>> begin Given information
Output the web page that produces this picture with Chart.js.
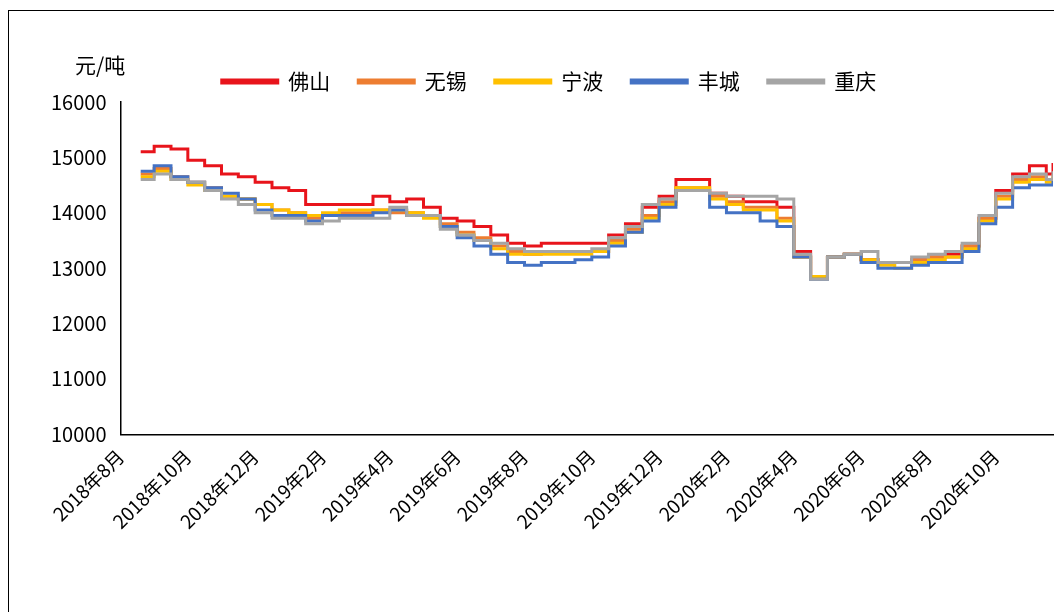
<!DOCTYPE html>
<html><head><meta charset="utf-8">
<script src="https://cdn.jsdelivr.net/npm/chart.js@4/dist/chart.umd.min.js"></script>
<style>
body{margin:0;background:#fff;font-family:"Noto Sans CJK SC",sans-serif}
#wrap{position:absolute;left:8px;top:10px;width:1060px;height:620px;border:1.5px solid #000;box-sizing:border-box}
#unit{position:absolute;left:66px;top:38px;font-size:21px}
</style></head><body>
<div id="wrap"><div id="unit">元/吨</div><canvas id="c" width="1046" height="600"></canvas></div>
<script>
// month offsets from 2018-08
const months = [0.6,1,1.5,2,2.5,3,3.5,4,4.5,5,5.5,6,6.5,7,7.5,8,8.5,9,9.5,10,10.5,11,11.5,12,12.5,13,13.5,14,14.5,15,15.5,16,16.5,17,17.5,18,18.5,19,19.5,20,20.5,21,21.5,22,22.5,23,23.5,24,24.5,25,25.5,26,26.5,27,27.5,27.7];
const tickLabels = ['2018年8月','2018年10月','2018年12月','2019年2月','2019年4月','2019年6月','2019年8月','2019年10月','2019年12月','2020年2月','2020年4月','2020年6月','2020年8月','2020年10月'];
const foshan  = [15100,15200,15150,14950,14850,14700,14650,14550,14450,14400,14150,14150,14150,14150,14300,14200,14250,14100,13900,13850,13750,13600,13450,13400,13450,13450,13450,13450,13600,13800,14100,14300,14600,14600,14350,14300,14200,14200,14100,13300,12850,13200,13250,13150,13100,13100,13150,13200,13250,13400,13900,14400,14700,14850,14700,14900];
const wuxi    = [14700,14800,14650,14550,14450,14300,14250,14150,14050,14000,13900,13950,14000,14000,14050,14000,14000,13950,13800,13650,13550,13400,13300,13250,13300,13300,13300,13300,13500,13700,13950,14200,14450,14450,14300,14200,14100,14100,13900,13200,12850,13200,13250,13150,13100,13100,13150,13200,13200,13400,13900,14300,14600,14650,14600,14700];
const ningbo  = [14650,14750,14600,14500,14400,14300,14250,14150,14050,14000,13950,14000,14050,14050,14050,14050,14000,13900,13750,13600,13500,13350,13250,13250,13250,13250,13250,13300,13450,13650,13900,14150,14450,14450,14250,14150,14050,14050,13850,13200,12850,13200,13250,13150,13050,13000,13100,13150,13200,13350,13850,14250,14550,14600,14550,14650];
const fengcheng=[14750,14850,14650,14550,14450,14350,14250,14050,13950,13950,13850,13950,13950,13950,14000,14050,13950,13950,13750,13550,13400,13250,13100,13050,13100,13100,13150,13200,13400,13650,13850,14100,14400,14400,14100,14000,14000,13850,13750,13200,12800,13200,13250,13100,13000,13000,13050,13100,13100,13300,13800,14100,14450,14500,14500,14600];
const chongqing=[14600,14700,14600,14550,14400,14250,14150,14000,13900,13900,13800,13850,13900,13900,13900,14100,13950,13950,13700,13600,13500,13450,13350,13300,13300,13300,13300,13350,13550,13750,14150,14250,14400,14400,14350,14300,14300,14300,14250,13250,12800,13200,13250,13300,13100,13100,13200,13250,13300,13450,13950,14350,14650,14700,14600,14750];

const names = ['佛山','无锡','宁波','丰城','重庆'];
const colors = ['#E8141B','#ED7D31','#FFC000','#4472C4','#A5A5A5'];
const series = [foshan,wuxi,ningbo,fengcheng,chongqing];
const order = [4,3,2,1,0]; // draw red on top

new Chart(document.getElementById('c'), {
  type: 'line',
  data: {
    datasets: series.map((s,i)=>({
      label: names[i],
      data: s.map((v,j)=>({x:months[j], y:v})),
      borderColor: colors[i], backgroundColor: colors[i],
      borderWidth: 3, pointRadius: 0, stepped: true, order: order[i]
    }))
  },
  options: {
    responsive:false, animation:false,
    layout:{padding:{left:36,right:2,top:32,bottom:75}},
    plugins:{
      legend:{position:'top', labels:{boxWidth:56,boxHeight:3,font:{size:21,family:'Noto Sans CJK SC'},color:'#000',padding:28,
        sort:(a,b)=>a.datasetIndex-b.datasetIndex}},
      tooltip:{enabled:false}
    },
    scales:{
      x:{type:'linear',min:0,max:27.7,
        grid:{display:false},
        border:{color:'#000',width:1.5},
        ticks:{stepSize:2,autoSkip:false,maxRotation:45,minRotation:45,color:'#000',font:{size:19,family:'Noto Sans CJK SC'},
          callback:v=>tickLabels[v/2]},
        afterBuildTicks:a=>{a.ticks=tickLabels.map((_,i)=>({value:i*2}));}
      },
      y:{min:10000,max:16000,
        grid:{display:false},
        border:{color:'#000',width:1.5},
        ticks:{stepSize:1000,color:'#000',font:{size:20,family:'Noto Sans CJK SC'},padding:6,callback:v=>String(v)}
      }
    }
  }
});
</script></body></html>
>> end Given information
→ Exercise requirements
Go through the listing above and write it all out exactly, leaving out any picture.

→ Complete response
Output the web page that produces this picture with Chart.js.
<!DOCTYPE html>
<html><head><meta charset="utf-8">
<script src="https://cdn.jsdelivr.net/npm/chart.js@4/dist/chart.umd.min.js"></script>
<style>
body{margin:0;background:#fff;font-family:"Noto Sans CJK SC",sans-serif}
#wrap{position:absolute;left:8px;top:10px;width:1060px;height:620px;border:1.5px solid #000;box-sizing:border-box}
#unit{position:absolute;left:66px;top:38px;font-size:21px}
</style></head><body>
<div id="wrap"><div id="unit">元/吨</div><canvas id="c" width="1046" height="600"></canvas></div>
<script>
// month offsets from 2018-08
const months = [0.6,1,1.5,2,2.5,3,3.5,4,4.5,5,5.5,6,6.5,7,7.5,8,8.5,9,9.5,10,10.5,11,11.5,12,12.5,13,13.5,14,14.5,15,15.5,16,16.5,17,17.5,18,18.5,19,19.5,20,20.5,21,21.5,22,22.5,23,23.5,24,24.5,25,25.5,26,26.5,27,27.5,27.7];
const tickLabels = ['2018年8月','2018年10月','2018年12月','2019年2月','2019年4月','2019年6月','2019年8月','2019年10月','2019年12月','2020年2月','2020年4月','2020年6月','2020年8月','2020年10月'];
const foshan  = [15100,15200,15150,14950,14850,14700,14650,14550,14450,14400,14150,14150,14150,14150,14300,14200,14250,14100,13900,13850,13750,13600,13450,13400,13450,13450,13450,13450,13600,13800,14100,14300,14600,14600,14350,14300,14200,14200,14100,13300,12850,13200,13250,13150,13100,13100,13150,13200,13250,13400,13900,14400,14700,14850,14700,14900];
const wuxi    = [14700,14800,14650,14550,14450,14300,14250,14150,14050,14000,13900,13950,14000,14000,14050,14000,14000,13950,13800,13650,13550,13400,13300,13250,13300,13300,13300,13300,13500,13700,13950,14200,14450,14450,14300,14200,14100,14100,13900,13200,12850,13200,13250,13150,13100,13100,13150,13200,13200,13400,13900,14300,14600,14650,14600,14700];
const ningbo  = [14650,14750,14600,14500,14400,14300,14250,14150,14050,14000,13950,14000,14050,14050,14050,14050,14000,13900,13750,13600,13500,13350,13250,13250,13250,13250,13250,13300,13450,13650,13900,14150,14450,14450,14250,14150,14050,14050,13850,13200,12850,13200,13250,13150,13050,13000,13100,13150,13200,13350,13850,14250,14550,14600,14550,14650];
const fengcheng=[14750,14850,14650,14550,14450,14350,14250,14050,13950,13950,13850,13950,13950,13950,14000,14050,13950,13950,13750,13550,13400,13250,13100,13050,13100,13100,13150,13200,13400,13650,13850,14100,14400,14400,14100,14000,14000,13850,13750,13200,12800,13200,13250,13100,13000,13000,13050,13100,13100,13300,13800,14100,14450,14500,14500,14600];
const chongqing=[14600,14700,14600,14550,14400,14250,14150,14000,13900,13900,13800,13850,13900,13900,13900,14100,13950,13950,13700,13600,13500,13450,13350,13300,13300,13300,13300,13350,13550,13750,14150,14250,14400,14400,14350,14300,14300,14300,14250,13250,12800,13200,13250,13300,13100,13100,13200,13250,13300,13450,13950,14350,14650,14700,14600,14750];

const names = ['佛山','无锡','宁波','丰城','重庆'];
const colors = ['#E8141B','#ED7D31','#FFC000','#4472C4','#A5A5A5'];
const series = [foshan,wuxi,ningbo,fengcheng,chongqing];
const order = [4,3,2,1,0]; // draw red on top

new Chart(document.getElementById('c'), {
  type: 'line',
  data: {
    datasets: series.map((s,i)=>({
      label: names[i],
      data: s.map((v,j)=>({x:months[j], y:v})),
      borderColor: colors[i], backgroundColor: colors[i],
      borderWidth: 3, pointRadius: 0, stepped: true, order: order[i]
    }))
  },
  options: {
    responsive:false, animation:false,
    layout:{padding:{left:36,right:2,top:32,bottom:75}},
    plugins:{
      legend:{position:'top', labels:{boxWidth:56,boxHeight:3,font:{size:21,family:'Noto Sans CJK SC'},color:'#000',padding:28,
        sort:(a,b)=>a.datasetIndex-b.datasetIndex}},
      tooltip:{enabled:false}
    },
    scales:{
      x:{type:'linear',min:0,max:27.7,
        grid:{display:false},
        border:{color:'#000',width:1.5},
        ticks:{stepSize:2,autoSkip:false,maxRotation:45,minRotation:45,color:'#000',font:{size:19,family:'Noto Sans CJK SC'},
          callback:v=>tickLabels[v/2]},
        afterBuildTicks:a=>{a.ticks=tickLabels.map((_,i)=>({value:i*2}));}
      },
      y:{min:10000,max:16000,
        grid:{display:false},
        border:{color:'#000',width:1.5},
        ticks:{stepSize:1000,color:'#000',font:{size:20,family:'Noto Sans CJK SC'},padding:6,callback:v=>String(v)}
      }
    }
  }
});
</script></body></html>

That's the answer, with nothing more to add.